Written request: Give back exactly the lines from the beginning of the listing below to the line holding "const colWidths = [133, 264, 266, 284, 263];", both ends included; the pictures stay out.

Material provided:
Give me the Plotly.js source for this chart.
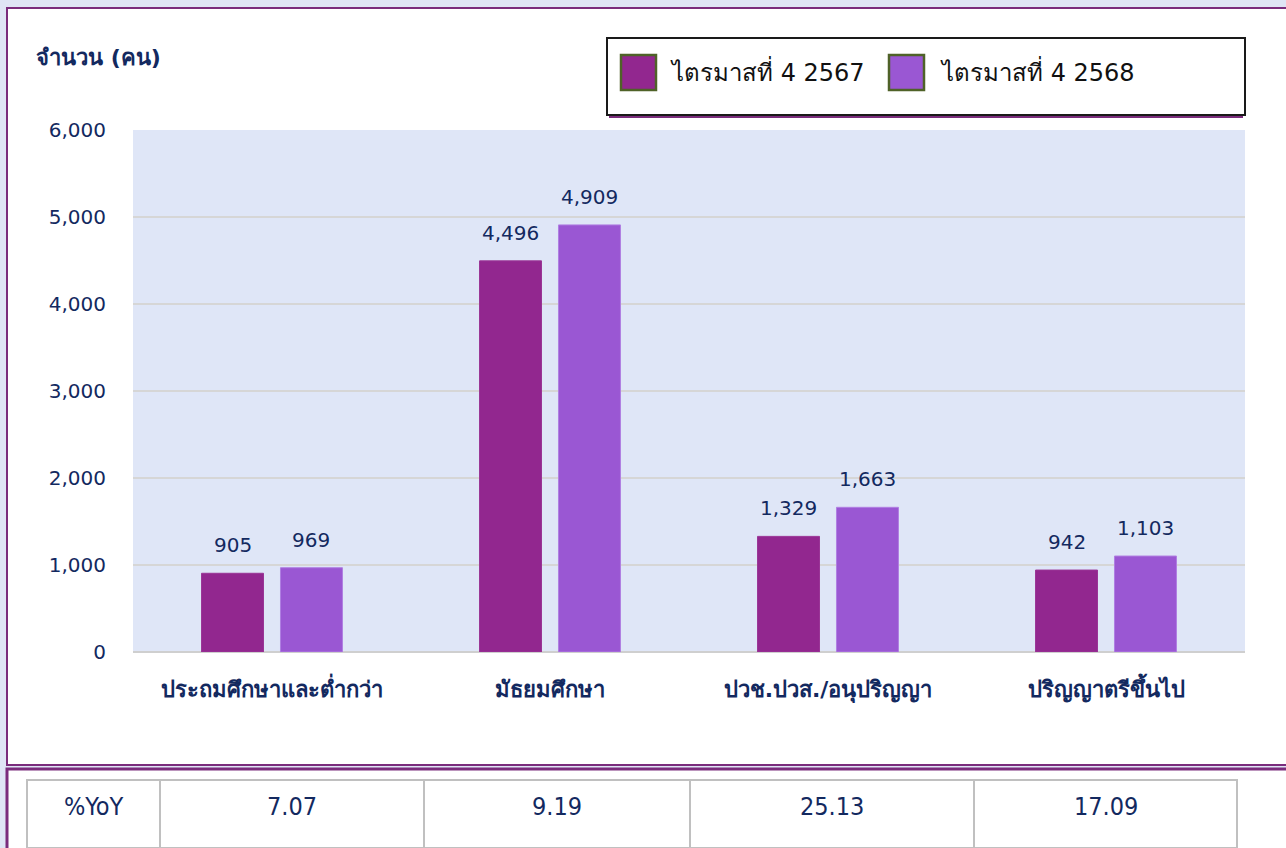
<!DOCTYPE html>
<html><head><meta charset="utf-8">
<script src="https://cdn.plot.ly/plotly-3.0.1.min.js"></script>
<style>html,body{margin:0;padding:0;background:#dfe5f5;overflow:hidden}</style>
</head><body><div id="chart" style="width:1286px;height:848px"></div>
<script>
// ---- data ----
const categories = ['ประถมศึกษาและต่ำกว่า', 'มัธยมศึกษา', 'ปวช.ปวส./อนุปริญญา', 'ปริญญาตรีขึ้นไป'];
const seriesNames = ['ไตรมาสที่ 4 2567', 'ไตรมาสที่ 4 2568'];
const values2567 = [905, 4496, 1329, 942];
const values2568 = [969, 4909, 1663, 1103];
const yoyLabel = '%YoY';
const yoyValues = ['7.07', '9.19', '25.13', '17.09'];
const yTickVals = [0, 1000, 2000, 3000, 4000, 5000, 6000];
const yTickText = ['0', '1,000', '2,000', '3,000', '4,000', '5,000', '6,000'];
const yTitle = 'จำนวน (คน)';

// ---- style ----
const W = 1286, H = 848;
const fx = x => x / W, fy = y => 1 - y / H;
const NAVY = '#13295f';
const PURPLE = '#7a2c7c';
const FONT = "'DejaVu Sans', Tahoma, sans-serif";
const FONTC = "'DejaVu Sans Condensed', 'DejaVu Sans', sans-serif";
const colors = ['#92278f', '#9a57d3'];
const plot = {l: 133, r: 1245, t: 130, b: 652};
const bargap = 0.432, bargroupgap = 0.215;
const catPx = (plot.r - plot.l) / categories.length;
const slotPx = (1 - bargap) / 2 * catPx;
const tableLeft = 27, tableTop = 780;
const colWidths = [133, 264, 266, 284, 263];

const seriesValues = [values2567, values2568];
const traces = seriesValues.map((vals, i) => ({
  type: 'bar', x: categories, y: vals, name: seriesNames[i],
  marker: {color: colors[i], line: {color: i === 0 ? '#9a3596' : '#b07fe2', width: 1}},
  hoverinfo: 'skip', showlegend: false
}));

const tableCells = [yoyLabel].concat(yoyValues);
const tableWidth = colWidths.reduce((a, b) => a + b, 0);
traces.push({
  type: 'table',
  domain: {x: [fx(tableLeft), fx(tableLeft + tableWidth)], y: [0, fy(tableTop)]},
  columnwidth: colWidths,
  header: {
    values: tableCells.map(() => ''),
    height: 68,
    fill: {color: '#ffffff'},
    line: {color: '#c0c0c0', width: 2},
    font: {family: FONTC, size: 25, color: NAVY}
  },
  cells: {values: tableCells.map(() => []), height: 0, line: {color: '#c0c0c0', width: 2}}
});

const shapes = [
  {type: 'rect', xref: 'paper', yref: 'paper', x0: fx(7), x1: fx(1300), y0: fy(8), y1: fy(765),
   fillcolor: '#ffffff', line: {color: PURPLE, width: 2}, layer: 'below'},
  {type: 'rect', xref: 'paper', yref: 'paper', x0: fx(7), x1: fx(1300), y0: fy(769), y1: fy(900),
   fillcolor: '#ffffff', line: {color: PURPLE, width: 3}, layer: 'below'},
  {type: 'rect', xref: 'paper', yref: 'paper', x0: fx(plot.l), x1: fx(plot.r), y0: fy(plot.t), y1: fy(plot.b),
   fillcolor: '#dfe6f7', line: {width: 0}, layer: 'below'},
  // legend box
  {type: 'line', xref: 'paper', yref: 'paper', x0: fx(609), x1: fx(1243), y0: fy(117), y1: fy(117),
   line: {color: PURPLE, width: 2}},
  {type: 'rect', xref: 'paper', yref: 'paper', x0: fx(607), x1: fx(1245), y0: fy(38), y1: fy(115),
   fillcolor: '#ffffff', line: {color: '#1a1a1a', width: 2}}
];
const legendX = [621, 889];
const legendTextX = [668, 938];
seriesNames.forEach((n, i) => {
  shapes.push({type: 'rect', xref: 'paper', yref: 'paper',
    x0: fx(legendX[i]), x1: fx(legendX[i] + 35), y0: fy(55), y1: fy(90),
    fillcolor: colors[i], line: {color: '#4f6228', width: 2.5}});
});

const annotations = [
  {xref: 'paper', yref: 'paper', x: fx(34), y: fy(57), xanchor: 'left', yanchor: 'middle',
   text: yTitle, showarrow: false, font: {family: FONT, size: 22, color: NAVY, weight: 'bold'}}
];
seriesNames.forEach((n, i) => {
  annotations.push({xref: 'paper', yref: 'paper', x: fx(legendTextX[i]), y: fy(72),
    xanchor: 'left', yanchor: 'middle', text: n, showarrow: false,
    font: {family: FONT, size: 24, color: '#111111'}});
});
seriesValues.forEach((vals, i) => {
  vals.forEach((v, j) => {
    annotations.push({xref: 'x', yref: 'y', x: categories[j], y: v,
      xshift: (i === 0 ? -1 : 1) * slotPx / 2, yshift: 14, yanchor: 'bottom',
      text: v.toLocaleString('en-US'), showarrow: false,
      font: {family: FONT, size: 20, color: NAVY}});
  });
});
// table cell texts, centred in each column
let edge = tableLeft;
tableCells.forEach((t, k) => {
  annotations.push({xref: 'paper', yref: 'paper', x: fx(edge + colWidths[k] / 2), y: fy(806),
    xanchor: 'center', yanchor: 'middle', text: t, showarrow: false,
    font: {family: FONTC, size: 25, color: NAVY}});
  edge += colWidths[k];
});

const layout = {
  width: W, height: H,
  margin: {l: 0, r: 0, t: 0, b: 0},
  paper_bgcolor: '#dfe5f5',
  plot_bgcolor: 'rgba(0,0,0,0)',
  barmode: 'group', bargap: bargap, bargroupgap: bargroupgap,
  showlegend: false,
  xaxis: {
    domain: [fx(plot.l), fx(plot.r)], type: 'category',
    showgrid: false, zeroline: false, showline: false, ticks: '',
    ticklabelstandoff: 22,
    tickfont: {family: FONT, size: 22, color: NAVY, weight: 'bold'},
    fixedrange: true
  },
  yaxis: {
    domain: [fy(plot.b), fy(plot.t)], range: [0, 6000],
    tickvals: yTickVals, ticktext: yTickText,
    showgrid: true, gridcolor: '#d6d6d6', gridwidth: 2,
    zeroline: true, zerolinecolor: '#cfcfcf', zerolinewidth: 2,
    showline: false, ticks: '', ticklabelstandoff: 26,
    tickfont: {family: FONT, size: 20, color: NAVY},
    fixedrange: true
  },
  shapes: shapes,
  annotations: annotations
};

Plotly.newPlot('chart', traces, layout, {staticPlot: true, displayModeBar: false});
</script>
</body></html>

Solution to this task:
Give me the Plotly.js source for this chart.
<!DOCTYPE html>
<html><head><meta charset="utf-8">
<script src="https://cdn.plot.ly/plotly-3.0.1.min.js"></script>
<style>html,body{margin:0;padding:0;background:#dfe5f5;overflow:hidden}</style>
</head><body><div id="chart" style="width:1286px;height:848px"></div>
<script>
// ---- data ----
const categories = ['ประถมศึกษาและต่ำกว่า', 'มัธยมศึกษา', 'ปวช.ปวส./อนุปริญญา', 'ปริญญาตรีขึ้นไป'];
const seriesNames = ['ไตรมาสที่ 4 2567', 'ไตรมาสที่ 4 2568'];
const values2567 = [905, 4496, 1329, 942];
const values2568 = [969, 4909, 1663, 1103];
const yoyLabel = '%YoY';
const yoyValues = ['7.07', '9.19', '25.13', '17.09'];
const yTickVals = [0, 1000, 2000, 3000, 4000, 5000, 6000];
const yTickText = ['0', '1,000', '2,000', '3,000', '4,000', '5,000', '6,000'];
const yTitle = 'จำนวน (คน)';

// ---- style ----
const W = 1286, H = 848;
const fx = x => x / W, fy = y => 1 - y / H;
const NAVY = '#13295f';
const PURPLE = '#7a2c7c';
const FONT = "'DejaVu Sans', Tahoma, sans-serif";
const FONTC = "'DejaVu Sans Condensed', 'DejaVu Sans', sans-serif";
const colors = ['#92278f', '#9a57d3'];
const plot = {l: 133, r: 1245, t: 130, b: 652};
const bargap = 0.432, bargroupgap = 0.215;
const catPx = (plot.r - plot.l) / categories.length;
const slotPx = (1 - bargap) / 2 * catPx;
const tableLeft = 27, tableTop = 780;
const colWidths = [133, 264, 266, 284, 263];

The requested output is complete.